Mais le jeu en valait-il la chandelle? Autrement dit, nonobstant l’enthousiasme coutumier d’Halbreich, ne serait-ce pas beaucoup de bruit pour une trouvaille mineure, comme on le fait systématiquement face à la moindre portée derrière laquelle on pense avoir détecté la signature de Bach, Mozart ou Beethoven? Il n’en est absolument rien. Sans pouvoir pour autant parler de «premier chef-d’œuvre» de Martinu – quid, dès lors, des Nuits magiques? – ou même simplement de «première de ses pièces à trahir une influence française» – Istar suffirait à le démentir –, il s’agit en tout cas indéniablement du premier travail entrepris à Paris, où il était arrivé en octobre 1923 pour suivre l’enseignement de Roussel. Bien davantage, les trois mouvements de ce Premier trio, marquent un tournant capital dans sa production, dès ses premières semaines françaises, annonçant ainsi les grandes pages chambristes qui n’allaient pas tarder à suivre, en particulier le Deuxième quatuor.

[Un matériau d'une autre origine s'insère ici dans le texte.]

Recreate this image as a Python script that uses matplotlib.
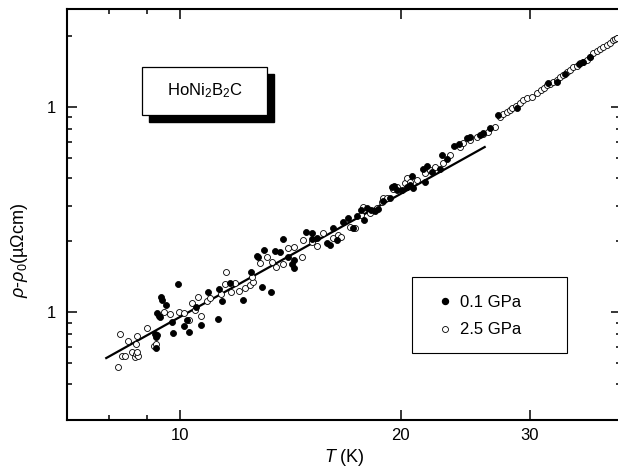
import matplotlib
matplotlib.use("Agg")
import matplotlib.pyplot as plt
from matplotlib.patches import Rectangle
from matplotlib.lines import Line2D
from matplotlib.ticker import FixedLocator, FixedFormatter, NullFormatter

plt.rcParams['font.family'] = ['Liberation Sans', 'DejaVu Sans']
plt.rcParams['mathtext.fontset'] = 'custom'
plt.rcParams['mathtext.rm'] = 'Liberation Sans'
plt.rcParams['mathtext.it'] = 'Liberation Sans:italic'

# 0.1 GPa (filled)
T_lo = [9.27, 9.27, 9.30, 9.24, 9.30, 9.36, 9.39, 9.42, 9.45, 9.57, 9.75, 9.78, 9.94,
        10.10, 10.22, 10.29, 10.52, 10.68, 10.92, 11.24, 11.31, 11.41, 11.70, 12.16,
        12.47, 12.71, 12.75, 12.91, 13.03, 13.28, 13.45, 13.66, 13.83, 14.05, 14.19,
        14.28, 14.28, 14.87, 15.11, 15.15, 15.39, 15.84, 15.99, 16.14, 16.35, 16.66,
        16.92, 17.19, 17.41, 17.68, 17.80, 17.97, 18.20, 18.42, 18.60, 18.89, 19.31,
        19.44, 19.56, 19.75, 20.06, 20.38, 20.57, 20.70, 20.77, 21.43, 21.57, 21.70,
        22.05, 22.61, 22.75, 23.11, 23.63, 24.00, 24.61, 24.85, 25.64, 25.88, 26.47,
        27.15, 28.80, 31.77, 32.69, 33.53, 35.10, 35.50, 36.27]
rho_lo = [0.0670, 0.0760, 0.0775, 0.0783, 0.0992, 0.0959, 0.0950, 0.1187, 0.1148, 0.1087,
          0.0893, 0.0790, 0.1380, 0.0858, 0.0917, 0.0801, 0.1060, 0.0868, 0.1256, 0.0930,
          0.1300, 0.1140, 0.1390, 0.1148, 0.1572, 0.1882, 0.1860, 0.1330, 0.2010, 0.1256,
          0.1980, 0.1960, 0.2280, 0.1860, 0.1720, 0.1644, 0.1799, 0.2460, 0.2440, 0.2280,
          0.2300, 0.2180, 0.2130, 0.2580, 0.2250, 0.2760, 0.2880, 0.2580, 0.2950, 0.3150,
          0.2830, 0.3230, 0.3150, 0.3130, 0.3190, 0.3480, 0.3610, 0.4090, 0.4140, 0.3950,
          0.3950, 0.4090, 0.4180, 0.4620, 0.4040, 0.5000, 0.4320, 0.5160, 0.4840, 0.5000,
          0.5850, 0.5600, 0.6470, 0.6620, 0.7090, 0.7170, 0.7330, 0.7490, 0.7930, 0.9170,
          0.9920, 1.314, 1.328, 1.450, 1.620, 1.660, 1.760]

# 2.5 GPa (open)
T_hi = [8.23, 8.28, 8.33, 8.41, 8.49, 8.60, 8.68, 8.71, 8.76, 8.73, 8.71, 8.73, 9.01,
        9.19, 9.27, 9.51, 9.69, 9.97, 10.10, 10.26, 10.38, 10.48, 10.58, 10.68, 10.89,
        10.99, 11.38, 11.52, 11.56, 11.74, 11.89, 12.04, 12.24, 12.43, 12.55, 12.51,
        12.83, 13.15, 13.36, 13.53, 13.79, 14.01, 14.32, 14.64, 14.69, 15.11, 15.39,
        15.64, 16.14, 16.40, 16.60, 17.03, 17.30, 17.68, 17.74, 18.14, 18.54, 18.83,
        18.89, 19.13, 19.50, 19.75, 20.25, 20.38, 20.57, 21.03, 21.57, 21.91, 22.26,
        22.83, 23.33, 24.08, 24.31, 24.85, 25.40, 25.88, 26.30, 26.89, 27.32, 27.58,
        27.93, 28.19, 28.37, 28.73, 29.09, 29.37, 29.74, 30.22, 30.69, 31.08, 31.37,
        31.67, 31.97, 32.28, 32.69, 32.99, 33.32, 33.74, 34.06, 34.38, 34.82, 35.15,
        35.50, 35.93, 36.27, 36.62, 37.08, 37.43, 37.78, 38.26, 38.62, 39.00, 39.25,
        39.50]
rho_hi = [0.0541, 0.0783, 0.0612, 0.0612, 0.0724, 0.0640, 0.0605, 0.0626, 0.0612, 0.0640,
          0.0700, 0.0766, 0.0838, 0.0684, 0.0700, 0.1000, 0.0984, 0.1000, 0.0992, 0.0917,
          0.1110, 0.1026, 0.1187, 0.0959, 0.1129, 0.1175, 0.1228, 0.1374, 0.1572, 0.1256,
          0.1390, 0.1270, 0.1314, 0.1360, 0.1410, 0.1490, 0.1740, 0.1870, 0.1760, 0.1660,
          0.1720, 0.2060, 0.2080, 0.1860, 0.2250, 0.2200, 0.2100, 0.2440, 0.2300, 0.2380,
          0.2330, 0.2600, 0.2580, 0.2980, 0.3260, 0.3050, 0.3230, 0.3450, 0.3610, 0.3610,
          0.3990, 0.4090, 0.4270, 0.4520, 0.4310, 0.4420, 0.4780, 0.4940, 0.5110, 0.5350,
          0.5850, 0.6400, 0.6690, 0.6930, 0.7170, 0.7410, 0.7580, 0.8010, 0.8970, 0.9300,
          0.9490, 0.9700, 0.9920, 1.015, 1.049, 1.085, 1.110, 1.123, 1.174, 1.215, 1.240,
          1.285, 1.300, 1.328, 1.360, 1.405, 1.440, 1.487, 1.520, 1.573, 1.590, 1.645,
          1.660, 1.700, 1.760, 1.840, 1.880, 1.930, 1.970, 2.010, 2.060, 2.130, 2.150,
          2.180]

# fitted T^2 line, end points
fit_T = [7.92, 26.05]
fit_rho = [0.0598, 0.640]

x_major = [10, 20, 30]
x_minor = [8, 9]
y_major = [0.1, 1]
y_major_labels = ['1', '1']
y_minor = [2.235, 0.894, 0.784, 0.677, 0.564, 0.450, 0.331, 0.223,
           0.0890, 0.0781, 0.0675, 0.0564, 0.0447]

fig = plt.figure(figsize=(6.18, 4.76), dpi=100)
ax = fig.add_axes([67 / 618, 1 - 420 / 476, 554 / 618, 410.5 / 476])
ax.set_xscale('log')
ax.set_yscale('log')
ax.set_xlim(7, 40)
ax.set_ylim(0.02982, 3.0)

ax.plot(fit_T, fit_rho, color='black', lw=1.6, zorder=2)
ax.plot(T_hi, rho_hi, 'o', ms=4.3, mfc='white', mec='black', mew=0.6, zorder=3)
ax.plot(T_lo, rho_lo, 'o', ms=4.3, mfc='black', mec='black', mew=0.6, zorder=4)

ax.xaxis.set_major_locator(FixedLocator(x_major))
ax.xaxis.set_major_formatter(FixedFormatter([str(v) for v in x_major]))
ax.xaxis.set_minor_locator(FixedLocator(x_minor))
ax.xaxis.set_minor_formatter(NullFormatter())
ax.yaxis.set_major_locator(FixedLocator(y_major))
ax.yaxis.set_major_formatter(FixedFormatter(y_major_labels))
ax.yaxis.set_minor_locator(FixedLocator(y_minor))
ax.yaxis.set_minor_formatter(NullFormatter())

ax.tick_params(which='both', direction='in', top=True, right=True, width=1.1,
               labelsize=12)
ax.tick_params(which='major', length=7)
ax.tick_params(which='minor', length=3.5)
ax.tick_params(axis='x', which='major', pad=6)
ax.tick_params(axis='y', which='major', pad=8)
for s in ax.spines.values():
    s.set_linewidth(1.5)

ax.set_xlabel('$T$ (K)', fontsize=13, labelpad=3)
fig.text(20 / 618, 1 - 250 / 476, r'$\rho$-$\rho_{\mathit{0}}$(µΩcm)', rotation=90,
         fontsize=13, ha='center', va='center')

# sample label box with shadow
ax.add_patch(Rectangle((0.1480, 0.726), 0.2256, 0.1169, transform=ax.transAxes,
                       facecolor='black', edgecolor='black', zorder=5))
ax.add_patch(Rectangle((0.1354, 0.743), 0.2256, 0.1169, transform=ax.transAxes,
                       facecolor='white', edgecolor='black', lw=0.9, zorder=6))
ax.text(0.2482, 0.8015, r'HoNi$_2$B$_2$C', transform=ax.transAxes, fontsize=12,
        ha='center', va='center', zorder=7)

# legend
ax.add_patch(Rectangle((0.6227, 0.1632), 0.2798, 0.1852, transform=ax.transAxes,
                       facecolor='white', edgecolor='black', lw=0.8, zorder=5))
handles = [Line2D([], [], ls='none', marker='o', ms=4.3, mfc='black', mec='black'),
           Line2D([], [], ls='none', marker='o', ms=4.3, mfc='white', mec='black', mew=0.6)]
leg = ax.legend(handles, ['0.1 GPa', '2.5 GPa'], loc='center left',
                bbox_to_anchor=(0.652, 0.253), frameon=False, fontsize=12,
                handlelength=1.0, handletextpad=0.4, labelspacing=0.75,
                borderpad=0)
leg.set_zorder(7)

fig.savefig('out.png', dpi=100)
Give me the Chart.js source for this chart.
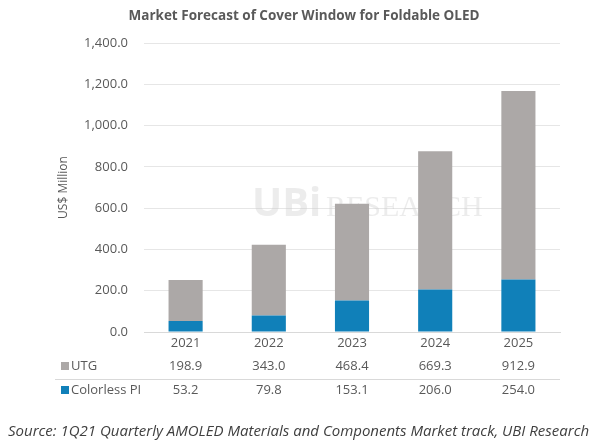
<!DOCTYPE html>
<html>
<head>
<meta charset="utf-8">
<script src="https://cdn.jsdelivr.net/npm/chart.js@4.4.1/dist/chart.umd.min.js"></script>
<style>
  html, body { margin: 0; padding: 0; background: #fff; }
  #wrap { width: 600px; height: 447px; position: relative; }
</style>
</head>
<body>
<div id="wrap"><canvas id="chart" width="600" height="447"></canvas></div>
<script>
// Chart data (US$ Million)
const years = ['2021', '2022', '2023', '2024', '2025'];
const utg = [198.9, 343.0, 468.4, 669.3, 912.9];
const colorlessPI = [53.2, 79.8, 153.1, 206.0, 254.0];
const seriesNames = ['UTG', 'Colorless PI'];
const yMax = 1400;
const yStep = 200;

const GRAY = '#aca8a7';
const BLUE = '#1080b9';
const TEXT = '#595959';
const FONT = "'Open Sans', sans-serif";

function fmt(v) {
  return v.toLocaleString('en-US', { minimumFractionDigits: 1, maximumFractionDigits: 1 });
}

// title + faint company watermark behind the bars
const backdropPlugin = {
  id: 'backdrop',
  beforeDatasetsDraw(chart) {
    const ctx = chart.ctx;
    ctx.save();
    ctx.fillStyle = TEXT;
    ctx.textAlign = 'center';
    ctx.textBaseline = 'middle';
    ctx.font = 'bold 13.5px ' + FONT;
    ctx.fillText('Market Forecast of Cover Window for Foldable OLED', 304, 16);

    ctx.textAlign = 'left';
    ctx.fillStyle = 'rgba(200, 200, 200, 0.35)';
    ctx.font = 'bold 40px ' + FONT;
    ctx.fillText('UBi', 252, 205);
    ctx.font = "30px 'Liberation Serif', serif";
    ctx.fillText('RESEARCH', 326, 208);
    ctx.restore();
  }
};

// data table under the x axis + source line
const tablePlugin = {
  id: 'dataTable',
  afterDraw(chart) {
    const ctx = chart.ctx;
    const xs = chart.scales.x;
    const area = chart.chartArea;
    const rows = [
      { label: seriesNames[0], color: GRAY, values: utg, y: 366 },
      { label: seriesNames[1], color: BLUE, values: colorlessPI, y: 390 }
    ];
    ctx.save();
    ctx.textBaseline = 'middle';
    ctx.font = '13px ' + FONT;
    rows.forEach(row => {
      ctx.fillStyle = row.color;
      ctx.fillRect(61, row.y - 4, 8, 8);
      ctx.fillStyle = TEXT;
      ctx.textAlign = 'left';
      ctx.fillText(row.label, 71, row.y);
      ctx.textAlign = 'center';
      row.values.forEach((v, i) => {
        ctx.fillText(fmt(v), xs.getPixelForValue(i), row.y);
      });
    });
    // separator between rows
    ctx.strokeStyle = '#d9d9d9';
    ctx.lineWidth = 1;
    ctx.beginPath();
    ctx.moveTo(55, 379.5);
    ctx.lineTo(area.right, 379.5);
    ctx.stroke();

    ctx.font = 'italic 15px ' + FONT;
    ctx.fillStyle = '#404040';
    ctx.textAlign = 'left';
    ctx.fillText('Source: 1Q21 Quarterly AMOLED Materials and Components Market track, UBI Research', 8, 432);
    ctx.restore();
  }
};

new Chart(document.getElementById('chart'), {
  type: 'bar',
  data: {
    labels: years,
    datasets: [
      {
        label: seriesNames[1],
        data: colorlessPI,
        backgroundColor: BLUE,
        barPercentage: 0.41,
        categoryPercentage: 1.0
      },
      {
        label: seriesNames[0],
        data: utg,
        backgroundColor: GRAY,
        barPercentage: 0.41,
        categoryPercentage: 1.0
      }
    ]
  },
  options: {
    responsive: false,
    animation: false,
    layout: { padding: { left: 0, right: 40, top: 43, bottom: 0 } },
    plugins: {
      legend: { display: false },
      tooltip: { enabled: false },
      title: { display: false }
    },
    scales: {
      x: {
        stacked: true,
        grid: { display: false, drawTicks: false },
        border: { display: true, color: '#d9d9d9' },
        ticks: { color: TEXT, font: { family: FONT, size: 13 }, padding: 3 },
        afterFit(scale) { scale.height = 115; }
      },
      y: {
        stacked: true,
        min: 0,
        max: yMax,
        grid: { color: '#e6e6e6', drawTicks: false },
        border: { display: false },
        ticks: {
          stepSize: yStep,
          color: TEXT,
          font: { family: FONT, size: 13 },
          padding: 16,
          callback: v => fmt(v)
        },
        title: {
          display: true,
          text: 'US$ Million',
          color: TEXT,
          font: { family: FONT, size: 12 },
          padding: { top: 56, bottom: 0 }
        },
        afterFit(scale) { scale.width = 144; }
      }
    }
  },
  plugins: [backdropPlugin, tablePlugin]
});
</script>
</body>
</html>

Voilà qui suffirait à notre bonheur, mais le programme, au-delà de ces dix-huit minutes, ne s’adresse pas qu’aux inconditionnels de Martinu: comme le remarque Halbreich, au «3» viennent s’ajouter «4, 5, 6», l’Ensemble Calliopée se déployant jusqu’au sextuor, en passant par le quatuor et le quintette. Le célèbre Quatuor avec piano (1942), l’une des premières compositions nées lors de l’exil américain, n’a pourtant guère été illustré au disque. C’est a fortiori le cas du revigorant Quintette à cordes (1927), d’une veine proche de celle du Premier trio à cordes, et de l’ultime et énigmatique Musique de chambre n° 1 (1959), sextuor étrange tant par son effectif inédit (clarinette, trio à cordes, harpe et piano) que par son titre inapproprié et dépourvu de signification. «Numéro 1»? Non seulement il n’y a pas de «numéro 2» mais Martinu, qui voyait dans ces trois brefs mouvements une «véritable musique de nuit», possédait bien évidemment déjà un très grand nombre de «musiques de chambre» à son actif. L’essentiel est toutefois que ces vingt minutes mystérieuses et subtilement instrumentées, décantées comme les derniers triptyques symphoniques (Paraboles, Estampes), moins immédiatement radieuses et expressives que le Second nonette qui les précède tout juste, puissent bénéficier ainsi d’une meilleure (re)connaissance.